"""

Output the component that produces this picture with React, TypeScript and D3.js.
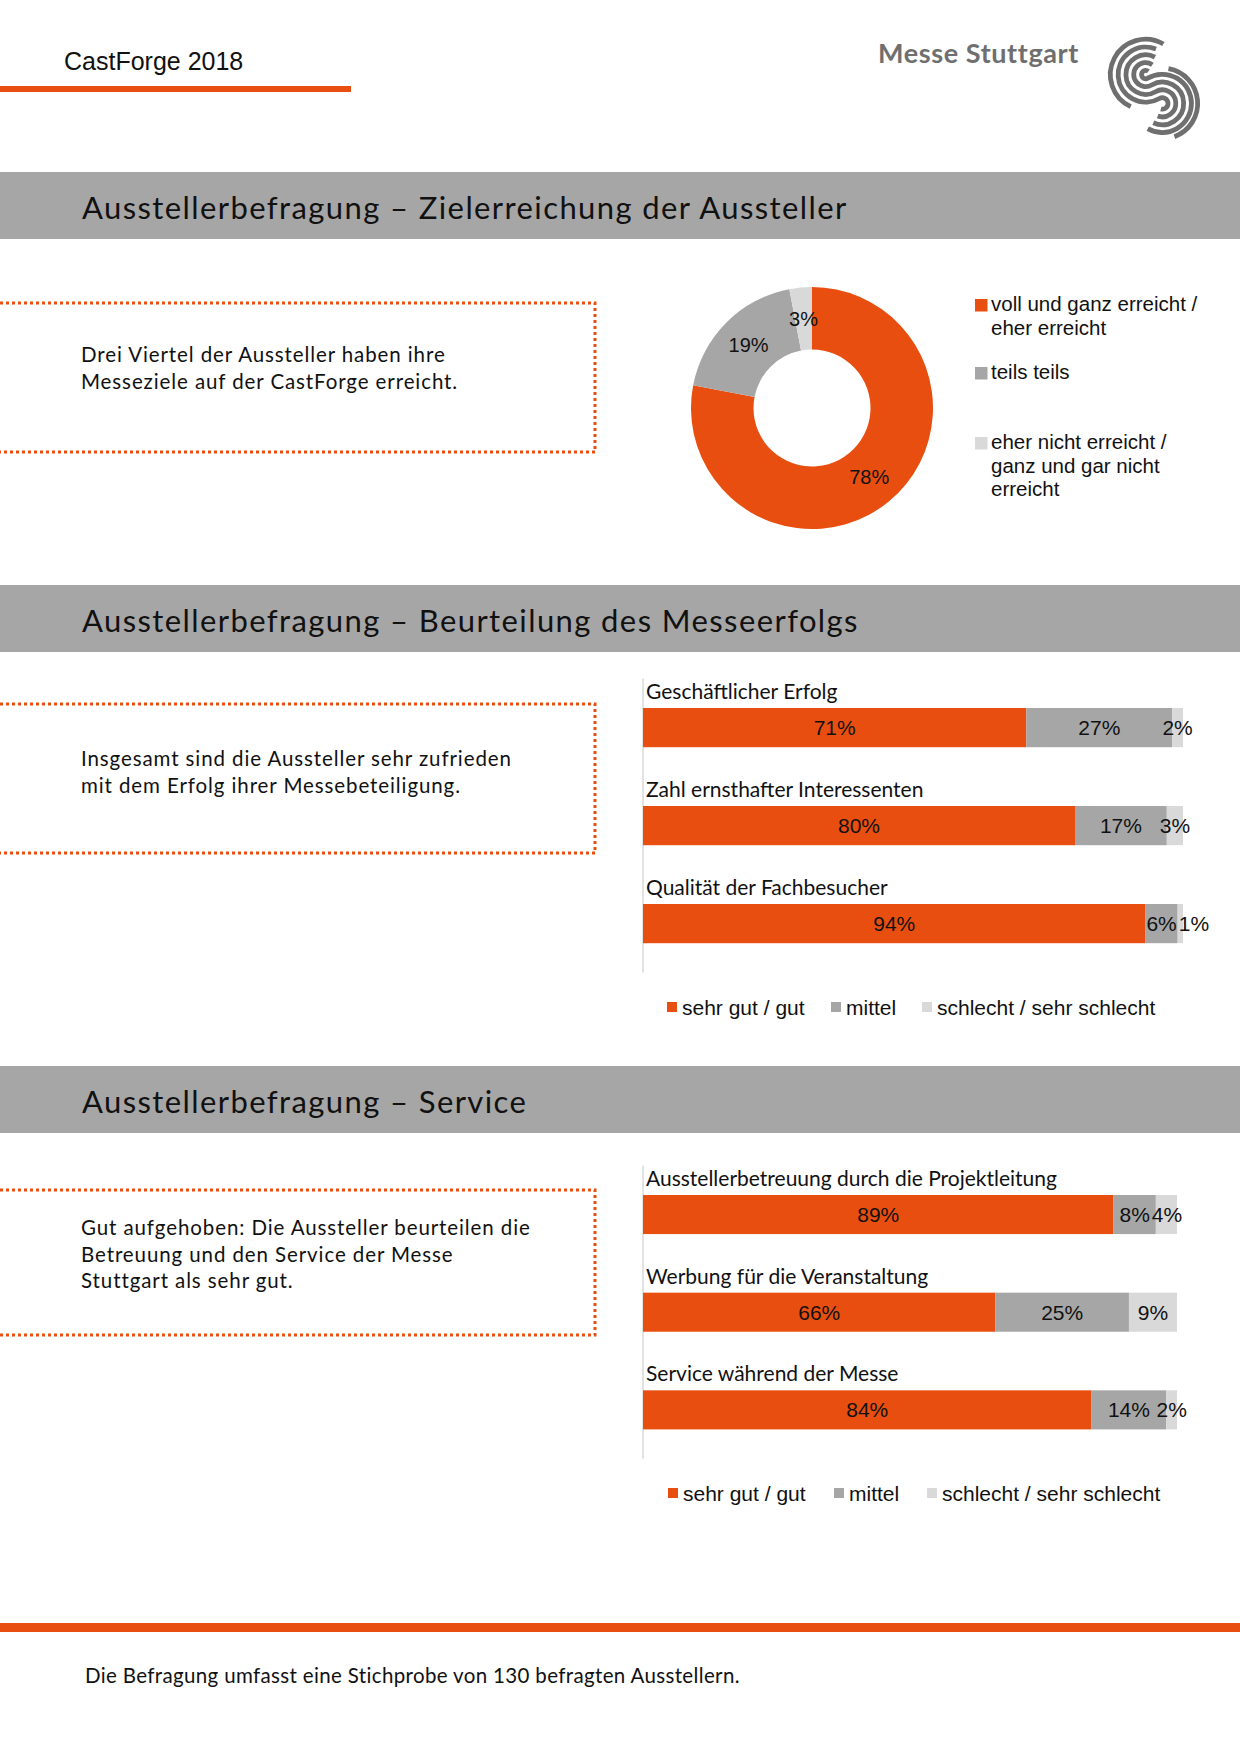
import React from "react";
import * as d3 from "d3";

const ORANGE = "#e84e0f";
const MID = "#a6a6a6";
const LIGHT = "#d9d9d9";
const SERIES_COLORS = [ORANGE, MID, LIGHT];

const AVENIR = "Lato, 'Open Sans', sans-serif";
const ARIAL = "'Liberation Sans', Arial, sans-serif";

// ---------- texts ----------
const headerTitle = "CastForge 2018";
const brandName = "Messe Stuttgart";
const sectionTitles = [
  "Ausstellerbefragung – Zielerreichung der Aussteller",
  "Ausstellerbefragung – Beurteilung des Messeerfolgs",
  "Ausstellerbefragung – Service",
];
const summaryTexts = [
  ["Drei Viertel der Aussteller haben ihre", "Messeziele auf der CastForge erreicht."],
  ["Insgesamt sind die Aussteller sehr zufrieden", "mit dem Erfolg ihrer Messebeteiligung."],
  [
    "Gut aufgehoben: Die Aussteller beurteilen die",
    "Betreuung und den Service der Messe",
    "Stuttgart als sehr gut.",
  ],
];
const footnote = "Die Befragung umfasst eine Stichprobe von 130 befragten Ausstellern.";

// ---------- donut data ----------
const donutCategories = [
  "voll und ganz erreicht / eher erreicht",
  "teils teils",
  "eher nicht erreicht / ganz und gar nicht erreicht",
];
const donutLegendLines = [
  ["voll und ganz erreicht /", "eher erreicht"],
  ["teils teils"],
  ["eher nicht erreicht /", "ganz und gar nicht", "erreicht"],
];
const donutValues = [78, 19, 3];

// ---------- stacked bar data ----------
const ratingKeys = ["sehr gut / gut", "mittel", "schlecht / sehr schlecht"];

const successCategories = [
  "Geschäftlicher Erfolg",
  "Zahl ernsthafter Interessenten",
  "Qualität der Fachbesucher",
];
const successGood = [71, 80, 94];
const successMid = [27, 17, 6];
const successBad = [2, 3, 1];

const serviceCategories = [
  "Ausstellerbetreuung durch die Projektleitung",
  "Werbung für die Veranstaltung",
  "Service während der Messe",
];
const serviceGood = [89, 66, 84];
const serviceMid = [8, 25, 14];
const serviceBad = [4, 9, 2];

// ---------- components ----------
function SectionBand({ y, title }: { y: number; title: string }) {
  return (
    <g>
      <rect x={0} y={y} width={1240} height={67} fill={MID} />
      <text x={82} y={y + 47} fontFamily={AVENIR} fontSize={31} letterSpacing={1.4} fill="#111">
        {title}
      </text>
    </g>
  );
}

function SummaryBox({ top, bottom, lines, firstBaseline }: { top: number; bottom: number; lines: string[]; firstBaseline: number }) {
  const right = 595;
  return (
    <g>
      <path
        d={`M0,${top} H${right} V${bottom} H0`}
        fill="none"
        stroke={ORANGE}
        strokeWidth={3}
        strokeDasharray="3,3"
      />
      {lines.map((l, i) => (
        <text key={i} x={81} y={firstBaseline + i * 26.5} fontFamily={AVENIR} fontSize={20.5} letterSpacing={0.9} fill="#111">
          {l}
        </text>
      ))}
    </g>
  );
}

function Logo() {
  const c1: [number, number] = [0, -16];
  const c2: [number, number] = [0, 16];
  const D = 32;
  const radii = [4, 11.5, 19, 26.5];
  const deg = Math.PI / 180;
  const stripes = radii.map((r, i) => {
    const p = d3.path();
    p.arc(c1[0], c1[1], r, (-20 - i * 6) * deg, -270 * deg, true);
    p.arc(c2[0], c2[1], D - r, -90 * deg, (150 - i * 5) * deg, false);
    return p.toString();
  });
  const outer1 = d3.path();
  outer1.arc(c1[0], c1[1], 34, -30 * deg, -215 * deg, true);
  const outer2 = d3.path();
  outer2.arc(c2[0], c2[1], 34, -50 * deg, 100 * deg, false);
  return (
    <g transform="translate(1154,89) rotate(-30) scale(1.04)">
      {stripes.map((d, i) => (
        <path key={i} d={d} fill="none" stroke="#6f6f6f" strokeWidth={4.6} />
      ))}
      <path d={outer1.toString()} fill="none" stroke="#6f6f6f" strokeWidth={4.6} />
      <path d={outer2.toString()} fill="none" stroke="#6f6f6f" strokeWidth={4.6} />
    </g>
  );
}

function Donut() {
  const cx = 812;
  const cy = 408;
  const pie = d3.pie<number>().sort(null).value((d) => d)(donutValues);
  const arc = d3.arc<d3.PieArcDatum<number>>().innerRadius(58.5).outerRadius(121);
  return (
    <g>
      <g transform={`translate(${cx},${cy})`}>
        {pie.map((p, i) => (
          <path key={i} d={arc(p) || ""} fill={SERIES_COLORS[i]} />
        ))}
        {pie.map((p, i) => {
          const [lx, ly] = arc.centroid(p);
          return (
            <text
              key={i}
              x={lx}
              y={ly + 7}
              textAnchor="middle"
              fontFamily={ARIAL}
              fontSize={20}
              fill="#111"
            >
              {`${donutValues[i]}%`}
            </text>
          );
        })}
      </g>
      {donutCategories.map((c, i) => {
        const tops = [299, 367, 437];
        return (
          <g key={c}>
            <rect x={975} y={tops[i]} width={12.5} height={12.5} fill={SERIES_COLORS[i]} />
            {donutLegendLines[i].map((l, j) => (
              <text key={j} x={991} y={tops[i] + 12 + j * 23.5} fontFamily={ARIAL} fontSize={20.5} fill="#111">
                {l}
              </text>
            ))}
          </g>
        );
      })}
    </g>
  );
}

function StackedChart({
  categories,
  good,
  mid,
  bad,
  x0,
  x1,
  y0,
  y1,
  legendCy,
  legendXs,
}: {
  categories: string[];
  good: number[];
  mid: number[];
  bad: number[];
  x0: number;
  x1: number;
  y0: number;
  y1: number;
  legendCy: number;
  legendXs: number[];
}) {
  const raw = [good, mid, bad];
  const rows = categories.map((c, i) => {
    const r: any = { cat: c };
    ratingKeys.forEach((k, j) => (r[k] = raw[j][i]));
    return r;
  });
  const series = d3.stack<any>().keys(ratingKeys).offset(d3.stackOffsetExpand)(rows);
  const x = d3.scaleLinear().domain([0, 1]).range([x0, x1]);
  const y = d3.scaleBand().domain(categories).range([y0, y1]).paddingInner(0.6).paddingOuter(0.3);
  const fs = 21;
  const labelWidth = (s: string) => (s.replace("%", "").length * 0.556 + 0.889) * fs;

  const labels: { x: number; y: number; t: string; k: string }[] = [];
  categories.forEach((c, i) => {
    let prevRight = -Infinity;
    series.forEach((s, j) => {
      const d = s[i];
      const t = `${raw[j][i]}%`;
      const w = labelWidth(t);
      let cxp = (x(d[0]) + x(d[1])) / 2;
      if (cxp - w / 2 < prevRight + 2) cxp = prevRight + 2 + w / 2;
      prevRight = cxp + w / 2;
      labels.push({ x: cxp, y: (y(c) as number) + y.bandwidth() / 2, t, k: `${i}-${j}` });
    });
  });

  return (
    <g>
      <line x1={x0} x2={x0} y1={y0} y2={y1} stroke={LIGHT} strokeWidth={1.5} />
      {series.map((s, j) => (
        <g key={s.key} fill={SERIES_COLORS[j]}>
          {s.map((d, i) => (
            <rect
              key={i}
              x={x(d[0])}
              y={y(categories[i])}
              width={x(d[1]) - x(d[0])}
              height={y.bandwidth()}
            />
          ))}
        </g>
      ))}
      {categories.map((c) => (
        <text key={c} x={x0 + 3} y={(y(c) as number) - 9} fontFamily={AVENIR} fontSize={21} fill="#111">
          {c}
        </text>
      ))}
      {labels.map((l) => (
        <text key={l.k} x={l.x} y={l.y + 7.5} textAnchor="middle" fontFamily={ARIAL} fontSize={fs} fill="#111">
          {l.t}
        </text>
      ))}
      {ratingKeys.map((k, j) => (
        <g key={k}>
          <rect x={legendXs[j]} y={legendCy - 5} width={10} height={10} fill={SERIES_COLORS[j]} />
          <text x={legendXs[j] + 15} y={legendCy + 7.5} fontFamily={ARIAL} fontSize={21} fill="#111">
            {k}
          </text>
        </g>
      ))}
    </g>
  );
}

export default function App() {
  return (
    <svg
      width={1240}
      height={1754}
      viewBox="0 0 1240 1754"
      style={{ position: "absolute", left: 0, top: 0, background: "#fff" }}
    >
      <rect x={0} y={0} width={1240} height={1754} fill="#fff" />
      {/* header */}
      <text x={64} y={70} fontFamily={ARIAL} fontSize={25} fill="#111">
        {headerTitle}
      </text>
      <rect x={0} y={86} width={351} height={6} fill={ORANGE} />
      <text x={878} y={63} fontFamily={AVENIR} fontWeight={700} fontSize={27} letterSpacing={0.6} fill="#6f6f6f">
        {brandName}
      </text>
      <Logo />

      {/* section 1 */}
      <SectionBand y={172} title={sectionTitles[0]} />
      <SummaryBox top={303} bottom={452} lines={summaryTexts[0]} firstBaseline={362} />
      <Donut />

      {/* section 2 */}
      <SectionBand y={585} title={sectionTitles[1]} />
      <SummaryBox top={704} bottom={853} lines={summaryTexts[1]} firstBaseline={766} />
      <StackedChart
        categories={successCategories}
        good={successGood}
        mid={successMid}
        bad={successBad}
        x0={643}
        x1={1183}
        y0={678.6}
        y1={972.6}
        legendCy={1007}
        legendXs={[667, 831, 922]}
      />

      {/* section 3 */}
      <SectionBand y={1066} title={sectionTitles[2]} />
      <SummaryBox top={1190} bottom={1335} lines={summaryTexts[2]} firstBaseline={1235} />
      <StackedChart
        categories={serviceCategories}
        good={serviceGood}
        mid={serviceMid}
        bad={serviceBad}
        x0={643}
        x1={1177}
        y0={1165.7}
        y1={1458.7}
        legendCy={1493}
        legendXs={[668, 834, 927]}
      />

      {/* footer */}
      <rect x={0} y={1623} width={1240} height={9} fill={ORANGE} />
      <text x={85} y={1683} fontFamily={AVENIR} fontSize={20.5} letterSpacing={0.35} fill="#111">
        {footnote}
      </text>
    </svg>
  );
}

"""

■ **REQUIRED TASK**:
Write out again, exactly, the lines from the start of the listing up to the line containing "const SERIES_COLORS = [ORANGE, MID, LIGHT];", with both ends and without pictures.

■ **IN RESPONSE**:
Output the component that produces this picture with React, TypeScript and D3.js.
import React from "react";
import * as d3 from "d3";

const ORANGE = "#e84e0f";
const MID = "#a6a6a6";
const LIGHT = "#d9d9d9";
const SERIES_COLORS = [ORANGE, MID, LIGHT];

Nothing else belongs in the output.